“What is the essence of being a real man?” The hero of Percival M. Intalan’s reverse coming out drama I Love You, Beksman (Mahal Kita, Beksman) finds himself questioning his own identity when confronted with the weight of social expectation and prejudice yet discovering that the question is meaningless when the key to happiness lies in self-acceptance and authenticity. Scripted by Fatrick Tabada (Chedeng and Apple), the film tears apart conventional notions of gender and sexuality in a hyper-masculine patriarchal culture while allowing its hero to gain the courage to define himself in order to chase his romantic destiny. 

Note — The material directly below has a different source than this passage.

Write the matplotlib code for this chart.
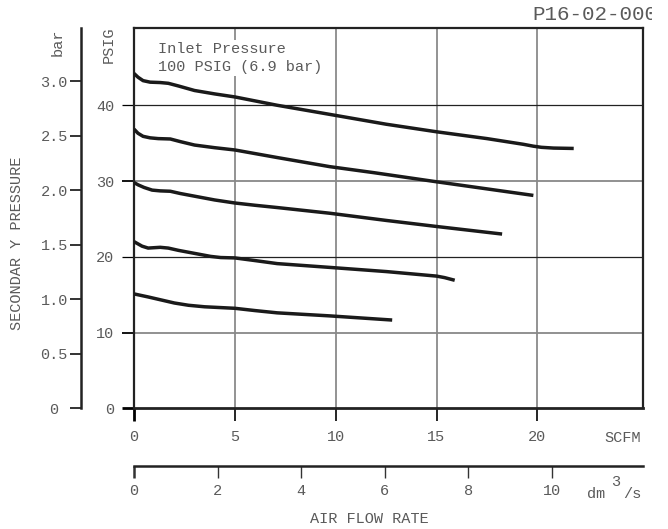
import numpy as np
import matplotlib
matplotlib.use("Agg")
import matplotlib.pyplot as plt
from matplotlib.transforms import Bbox

plt.rcParams['font.family'] = ['Liberation Mono', 'DejaVu Sans Mono']

# --- data (SCFM -> PSIG) ---
flow_1 = [0, 0.2, 0.45, 0.8, 1.3, 1.7, 2.2, 3.0, 4.0, 5.0, 7.1, 9.7, 12.5, 15.0, 17.5, 19.3, 19.8, 20.2, 20.8, 21.8]
psig_1 = [44.2, 43.7, 43.25, 43.05, 43.0, 42.9, 42.55, 41.95, 41.5, 41.1, 40.0, 38.8, 37.5, 36.5, 35.6, 34.85, 34.6, 34.45, 34.35, 34.3]

flow_2 = [0, 0.2, 0.45, 0.8, 1.2, 1.8, 2.3, 3.0, 4.0, 5.0, 7.1, 9.7, 11.9, 15.0, 17.4, 19.8]
psig_2 = [36.85, 36.3, 35.9, 35.7, 35.6, 35.55, 35.2, 34.75, 34.4, 34.1, 33.1, 31.9, 31.1, 29.9, 29.0, 28.1]

flow_3 = [0, 0.2, 0.5, 0.9, 1.3, 1.8, 2.3, 3.0, 4.0, 5.0, 6.0, 7.1, 9.7, 12.5, 15.0, 18.25]
psig_3 = [29.8, 29.5, 29.15, 28.8, 28.7, 28.65, 28.35, 28.0, 27.5, 27.1, 26.8, 26.5, 25.75, 24.8, 24.0, 23.0]

flow_4 = [0, 0.2, 0.4, 0.7, 1.0, 1.3, 1.7, 2.2, 2.7, 3.3, 3.8, 4.3, 5.0, 6.0, 7.1, 9.7, 12.5, 15.0, 15.4, 15.9]
psig_4 = [22.0, 21.7, 21.4, 21.15, 21.2, 21.25, 21.15, 20.85, 20.6, 20.3, 20.05, 19.9, 19.85, 19.5, 19.1, 18.6, 18.05, 17.45, 17.25, 16.9]

flow_5 = [0, 0.7, 1.35, 2.0, 2.7, 3.5, 5.0, 6.0, 7.1, 9.7, 12.8]
psig_5 = [15.1, 14.7, 14.3, 13.9, 13.6, 13.4, 13.2, 12.9, 12.6, 12.2, 11.65]

curves = [(flow_1, psig_1), (flow_2, psig_2), (flow_3, psig_3), (flow_4, psig_4), (flow_5, psig_5)]

scfm_ticks = [0, 5, 10, 15, 20]
psig_ticks = [0, 10, 20, 30, 40]
bar_ticks = [0, 0.5, 1.0, 1.5, 2.0, 2.5, 3.0]
bar_labels = ["0 ", "0.5", "1.0", "1.5", "2.0", "2.5", "3.0"]
dm3_ticks = [0, 2, 4, 6, 8, 10]

PSI_PER_BAR = 14.4      # as drawn on the chart
DM3_PER_SCFM = 0.483

W, H = 668, 529
def fx(x):
    return x / W
def fy(y):
    return 1 - y / H

GRAY = '#5a5a5a'
FS = 11

fig = plt.figure(figsize=(W / 100, H / 100), dpi=100)
ax = fig.add_axes([fx(134), fy(408.3), (643.3 - 134) / W, (408.3 - 28) / H])

for xs, ys in curves:
    ax.plot(xs, ys, color='#1a1a1a', lw=2.5, zorder=3, solid_capstyle='butt', solid_joinstyle='round')

ax.set_xlim(0, 25.25)
ax.set_ylim(0, 50.2)

ax.set_xticks(scfm_ticks)
ax.set_yticks(psig_ticks)
ax.grid(True)
ax.tick_params(axis='x', direction='out', length=9.5, pad=6, labelsize=FS, labelcolor=GRAY)
ax.tick_params(axis='y', direction='out', length=8.6, pad=5.5, labelsize=FS, labelcolor=GRAY)

for spine in ax.spines.values():
    spine.set_linewidth(1.6)
    spine.set_color('#222222')
ax.spines['bottom'].set_linewidth(2.0)

# per-line styling of grid and ticks
for val, tick, gl in zip(scfm_ticks, ax.xaxis.get_major_ticks(), ax.xaxis.get_gridlines()):
    if val == 0:
        tick.tick1line.set_color('#111111')
        tick.tick1line.set_markeredgewidth(2.0)
        gl.set_visible(False)
    else:
        tick.tick1line.set_color('#808080')
        tick.tick1line.set_markeredgewidth(1.2)
        gl.set_color('#808080')
        gl.set_linewidth(1.2)

for val, tick, gl in zip(psig_ticks, ax.yaxis.get_major_ticks(), ax.yaxis.get_gridlines()):
    if val == 0:
        tick.tick1line.set_color('#111111')
        tick.tick1line.set_markeredgewidth(2.0)
        gl.set_visible(False)
    elif val in (20, 40):
        tick.tick1line.set_color('#222222')
        tick.tick1line.set_markeredgewidth(0.9)
        gl.set_color('#222222')
        gl.set_linewidth(0.9)
    else:
        tick.tick1line.set_color('#888888')
        tick.tick1line.set_markeredgewidth(1.3)
        gl.set_color('#888888')
        gl.set_linewidth(1.3)

# bar scale on the far left
bax = ax.secondary_yaxis(-0.104, functions=(lambda p: p / PSI_PER_BAR, lambda b: b * PSI_PER_BAR))
bax.set_yticks(bar_ticks, bar_labels)
bax.tick_params(direction='out', length=8, width=1.4, pad=1.5, labelsize=FS, labelcolor=GRAY, color='#333333')
bax.spines['left'].set_linewidth(1.8)
bax.spines['left'].set_color('#222222')

# dm3/s scale below
dax = ax.secondary_xaxis(-0.1517, functions=(lambda s: s * DM3_PER_SCFM, lambda d: d / DM3_PER_SCFM))
dax.set_xticks(dm3_ticks)
dax.tick_params(direction='out', length=8.6, width=1.0, pad=4.5, labelsize=FS, labelcolor=GRAY, color='#333333')
dax.spines['bottom'].set_linewidth(1.8)
dax.spines['bottom'].set_color('#222222')
dax.get_xaxis().get_major_ticks()[0].tick1line.set_markeredgewidth(1.8)

# text
ax.text(0.047, 0.922, "Inlet Pressure\n100 PSIG (6.9 bar)", transform=ax.transAxes,
        ha='left', va='center', fontsize=FS, color=GRAY, linespacing=1.35, zorder=2.5,
        bbox=dict(facecolor='white', edgecolor='none', pad=1.5))

fig.text(fx(17), fy(243), "SECONDAR Y PRESSURE", rotation=90, ha='center', va='center',
         fontsize=FS, color=GRAY)
fig.text(fx(58), fy(42), "bar", rotation=90, ha='center', va='center', fontsize=FS, color=GRAY)
fig.text(fx(109), fy(44.5), "PSIG", rotation=90, ha='center', va='center', fontsize=FS, color=GRAY)
fig.text(fx(623), fy(438), "SCFM", ha='center', va='center', fontsize=FS, color=GRAY)
fig.text(fx(596), fy(494), "dm", ha='center', va='center', fontsize=FS, color=GRAY)
fig.text(fx(615.5), fy(482), "3", ha='center', va='center', fontsize=FS, color=GRAY)
fig.text(fx(632), fy(494), "/s", ha='center', va='center', fontsize=FS, color=GRAY)
fig.text(fx(369.5), fy(519), "AIR FLOW RATE", ha='center', va='center', fontsize=FS, color=GRAY)

code = fig.text(fx(532), fy(15), "P16-02-000", ha='left', va='center', fontsize=15, color=GRAY)
code.set_clip_box(Bbox.from_extents(0, 0, 652, H))
code.set_clip_on(True)

fig.savefig("out.png", dpi=100)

Everyone just assumes flamboyant hairdresser Dali (Christian Bables) is gay. He dyes his hair red, dresses in a less masculine fashion than other men his age, and has an effeminate manner. Yet Dali has a secret he doesn’t even really realise is one in that he is actually straight as he is forced to reveal after falling for beauty queen Angel (Iana Bernardez) at a pageant. The more he tries to explain to people that he isn’t gay and is serious about romantically pursuing Angel, the less they seem to understand him. It simply doesn’t make sense that someone so “obviously” gay could be attracted to women. They ask him if he’s sure or if it might be a phase or if he’s developed some kind of internalised homophobia but never really consider that it’s a possible for a man to be both effeminate and exclusively attracted to women. 

Even Dali begins to subconsciously change himself in order to better conform to their expectations. Having lost her mother at a young age, Angel is surrounded by hyper-masculine men in her father and brothers who all rather hilariously have the same moustache and enjoy manly pursuits such as weightlifting and basketball. Dali, meanwhile, was surrounded by queerness all his life, raised in the salon by a father who now lives openly as a gay man in a platonic marriage with his mother. Despite having seemingly been very happy as a part of a big gay family who all just assumed him to be gay too, Dali begins to reject his father and his own femininity in believing that he must adopt a more stereotypical masculinity in order to convince Angel of his heterosexuality and eventually win her heart (along with those of her conservative father and brothers). 

It might be true to say that Dali’s original presentation as a flamboyant hairstylist and fashion designer is also a kind of performance and an attempt to conform to parental expectation just as his rejection of it is an attempt to conform to the demands of a hyper-masculine society, but only by embracing both extremes can he learn to define himself outside of the images others project onto him. In adopting the traits of traditional masculinity, he becomes boorish and insensitive asking his father to hide his “gayness” to avoid embarrassing him in front of Angel’s dad while later becoming jealous and violent after seeing Angel hanging out with an ex. He can’t see that his adopted persona makes it even harder to form a genuine romantic connection with Angel, not just because he’s actively erasing the sides of himself she first became attracted to in his skill in makeup and fashion but because as she eventually tells him it’s difficult to trust someone who is being dishonest with themselves. 

The realisation he comes to is that he has to be “himself” rather than being what other people expect him to be while those around him come to understand that outdated ideas of stereotypical gender presentation are harmful to everyone. A gentle tale of broadening horizons and mutual acceptance, Intalan’s ironic comedy neatly subverts the coming out trope while situating itself in a world of relative safety in which Dali is free to explore his own identity and means of self-expression encountering opposition only from those who fear he is not being true to himself. The reality may not be so kind as the classic rom-com conclusion may suggest but the film nevertheless neatly takes aim at the ridiculousness of conventional ideas of “masculinity” in a hyper-masculine and patriarchal culture in making a heartfelt advocation for the right to just be oneself.

I Love You, Beksman screens at the BFI Southbank on 18th April as the opening night gala of this year’s Queer East.